An accurate one would be great and I am willing to pay $350 for one that handles a rectangular yard (vs circle). But if the $350 one will not be accurate then I will go for a $75 one that just does a circle and can then say I have met the HOA requirements.
 
So the HOA requires an invisible fence or real fence if you want to walk your dog in your back yard without a leash. Seems a bit crazy to me.

It does not say I need an accurate invisible fence. I plan to walk my dog in my back yard and for the most part she follows me.
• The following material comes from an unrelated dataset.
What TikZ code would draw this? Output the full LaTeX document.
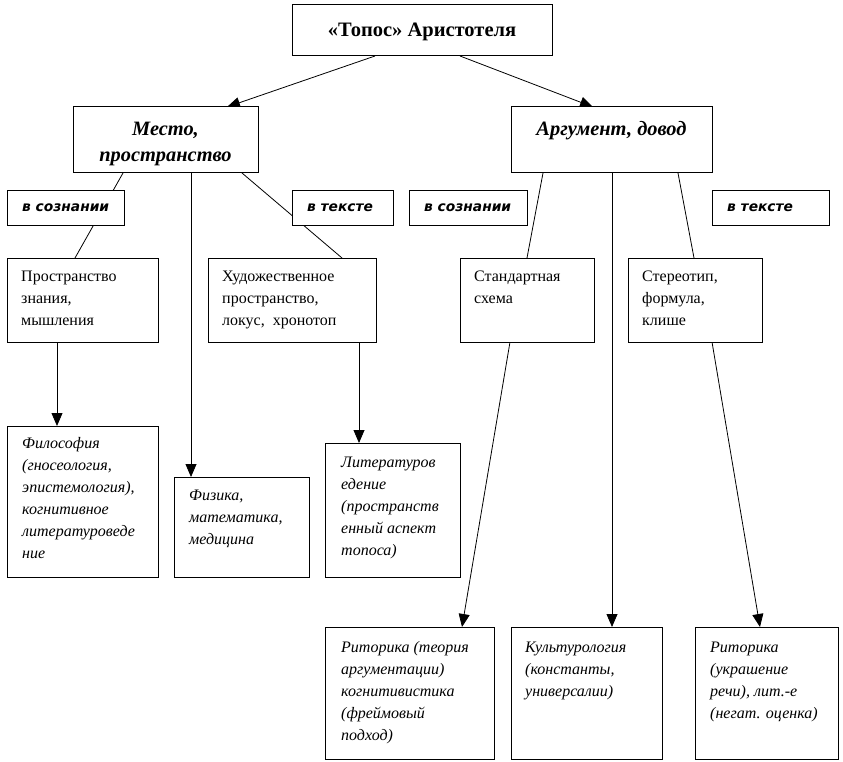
\documentclass[tikz,border=0pt]{standalone}
\usepackage{fontspec}
\setmainfont{Liberation Serif}
\newfontfamily\lblfont{DejaVu Sans}
\usetikzlibrary{arrows.meta,calc}
\pgfdeclarelayer{bg}
\pgfsetlayers{bg,main}
\begin{document}
\begin{tikzpicture}[x=1pt,y=-1pt,
  box/.style={draw=black, line width=1pt, fill=white, anchor=north west, inner sep=0pt, outer sep=0pt},
  txt/.style={anchor=north west, inner sep=0pt, align=left, font=\fontsize{16}{22}\selectfont},
  itxt/.style={anchor=north west, inner sep=0pt, align=left, font=\fontsize{16}{22}\selectfont\itshape},
  headtxt/.style={anchor=north, inner sep=0pt, align=center, font=\fontsize{20.4}{26}\selectfont\bfseries\itshape},
  lbltxt/.style={anchor=west, inner sep=0pt, font=\lblfont\fontsize{13.8}{16}\selectfont\bfseries\itshape},
  conn/.style={line width=0.8pt},
  arr/.style={conn, -{Triangle[length=13pt,width=11pt]}}
]
\useasboundingbox (0,0) rectangle (843,762);

% --- boxes ---
\node[box, minimum width=260pt, minimum height=51pt] (title) at (292,5) {};
\node[inner sep=0pt, font=\fontsize{20.5}{22}\selectfont\bfseries] (titletxt) at ([yshift=-1pt]title.center) {«Топос» Аристотеля};

\node[box, minimum width=185pt, minimum height=66pt] (mesto) at (73,107) {};
\node[headtxt] (mestotxt) at ([yshift=-9pt]mesto.north) {\rule{0pt}{19pt}Место,\\пространство};

\node[box, minimum width=201pt, minimum height=66pt] (arg) at (511,107) {};
\node[headtxt] (argtxt) at ([yshift=-9pt]arg.north) {\rule{0pt}{19pt}Аргумент, довод};

\node[box, minimum width=117pt, minimum height=34pt] (lbla) at (7,191) {};
\node[lbltxt] (lblatxt) at ([xshift=15pt]lbla.west) {в сознании};
\node[box, minimum width=101pt, minimum height=34pt] (lblb) at (292,191) {};
\node[lbltxt] (lblbtxt) at ([xshift=15pt]lblb.west) {в тексте};
\node[box, minimum width=118pt, minimum height=34pt] (lblc) at (409,191) {};
\node[lbltxt] (lblctxt) at ([xshift=15pt]lblc.west) {в сознании};
\node[box, minimum width=117pt, minimum height=34pt] (lbld) at (712,191) {};
\node[lbltxt] (lbldtxt) at ([xshift=15pt]lbld.west) {в тексте};

\node[box, minimum width=151pt, minimum height=84pt] (prostr) at (7,258) {};
\node[txt] (prostrtxt) at ([shift={(14pt,-8pt)}]prostr.north west) {\rule{0pt}{15pt}Пространство\\знания,\\мышления};
\node[box, minimum width=168pt, minimum height=84pt] (khud) at (208,258) {};
\node[txt] (khudtxt) at ([shift={(14pt,-8pt)}]khud.north west) {\rule{0pt}{15pt}Художественное\\пространство,\\локус,\ \ хронотоп};
\node[box, minimum width=134pt, minimum height=84pt] (std) at (460,258) {};
\node[txt] (stdtxt) at ([shift={(14pt,-8pt)}]std.north west) {\rule{0pt}{15pt}Стандартная\\схема};
\node[box, minimum width=134pt, minimum height=84pt] (ster) at (628,258) {};
\node[txt] (stertxt) at ([shift={(14pt,-8pt)}]ster.north west) {\rule{0pt}{15pt}Стереотип,\\формула,\\клише};

\node[box, minimum width=151pt, minimum height=151pt] (filos) at (7,426) {};
\node[itxt] (filostxt) at ([shift={(15pt,-7pt)}]filos.north west) {\rule{0pt}{15pt}Философия\\(гносеология,\\эпистемология),\\когнитивное\\литературоведе\\ние};
\node[box, minimum width=135pt, minimum height=100pt] (fiz) at (174,477) {};
\node[itxt] (fiztxt) at ([shift={(15pt,-8pt)}]fiz.north west) {\rule{0pt}{15pt}Физика,\\математика,\\медицина};
\node[box, minimum width=135pt, minimum height=134pt] (lit) at (325,443) {};
\node[itxt] (littxt) at ([shift={(16pt,-9pt)}]lit.north west) {\rule{0pt}{15pt}Литературов\\едение\\(пространств\\енный аспект\\топоса)};

\node[box, minimum width=169pt, minimum height=132pt] (rit) at (325,627) {};
\node[itxt] (rittxt) at ([shift={(16pt,-10pt)}]rit.north west) {\rule{0pt}{15pt}Риторика (теория\\аргументации)\\когнитивистика\\(фреймовый\\подход)};
\node[box, minimum width=151pt, minimum height=132pt] (kult) at (511,627) {};
\node[itxt] (kulttxt) at ([shift={(14pt,-10pt)}]kult.north west) {\rule{0pt}{15pt}Культурология\\(константы,\\универсалии)};
\node[box, minimum width=143pt, minimum height=132pt] (ritb) at (695,627) {};
\node[itxt] (ritbtxt) at ([shift={(15pt,-10pt)}]ritb.north west) {\rule{0pt}{15pt}Риторика\\(украшение\\речи), лит.-е\\(негат. оценка)};

% --- connectors ---
\begin{pgfonlayer}{bg}
\draw[arr] ([xshift=83pt]title.south west) -- ([xshift=154pt]mesto.north west);
\draw[arr] ([xshift=168pt]title.south west) -- ([xshift=82pt]arg.north west);

\draw[conn] ([xshift=50pt]mesto.south west) -- ([xshift=68pt]prostr.north west);
\draw[arr] ([xshift=118pt]mesto.south west) -- ([xshift=17pt]fiz.north west);
\draw[conn] ([xshift=169pt]mesto.south west) -- ([xshift=134pt]khud.north west);
\draw[arr] ([xshift=50pt]prostr.south west) -- ([xshift=50pt]filos.north west);
\draw[arr] ([xshift=151pt]khud.south west) -- ([xshift=34pt]lit.north west);

\draw[conn] ([xshift=32pt]arg.south west) -- ([xshift=67pt]std.north west);
\draw[arr] ([xshift=101pt]arg.south west) -- ([xshift=101pt]kult.north west);
\draw[conn] ([xshift=167pt]arg.south west) -- ([xshift=66pt]ster.north west);
\draw[arr] ([xshift=50pt]std.south west) -- ([xshift=137pt]rit.north west);
\draw[arr] ([xshift=84pt]ster.south west) -- ([xshift=65pt]ritb.north west);
\end{pgfonlayer}
\end{tikzpicture}
\end{document}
An accurate one would be great and I am willing to pay $350 for one that handles a rectangular yard (vs circle). But if the $350 one will not be accurate then I will go for a $75 one that just does a circle and can then say I have met the HOA requirements.
Good fences make good neighbors, seems your neighbor would likely split the cost of the fence with you so you don't have to see each other.
 
I don't blame the neighbor if my dog step on their lawn. But a normal person would not go ballistic over it either.

Expecting perfection in an imperfect world comes to mind.
You know that this neighbor does not like your dog on his property, yet do nothing about it except make excuses.

Something tells me the neighbor feels you encroach on his space a lot.

Maybe the neighbor should be more tolerant of you encroaching (whether it is dog or mower or whatever), but he isn’t. Nothing will change it.
 
The neighbor doesn't owe you anything. One of the reasons to buy property is that it will be a space free of other people's dogs. This is true whether there is a HOA or not.
 
I would not do it. I have known several people with this kind of thing, none of them were happy or really kept them for long.

I'll share one downside experience. My neighbor down the straight had a ~40 pound lab mix. When he saw something he really wanted to chase (Like a squirrel) he just blew thru it like it wasn't even there.

Biggest downside, it does not keep your dogs safe from other stuff.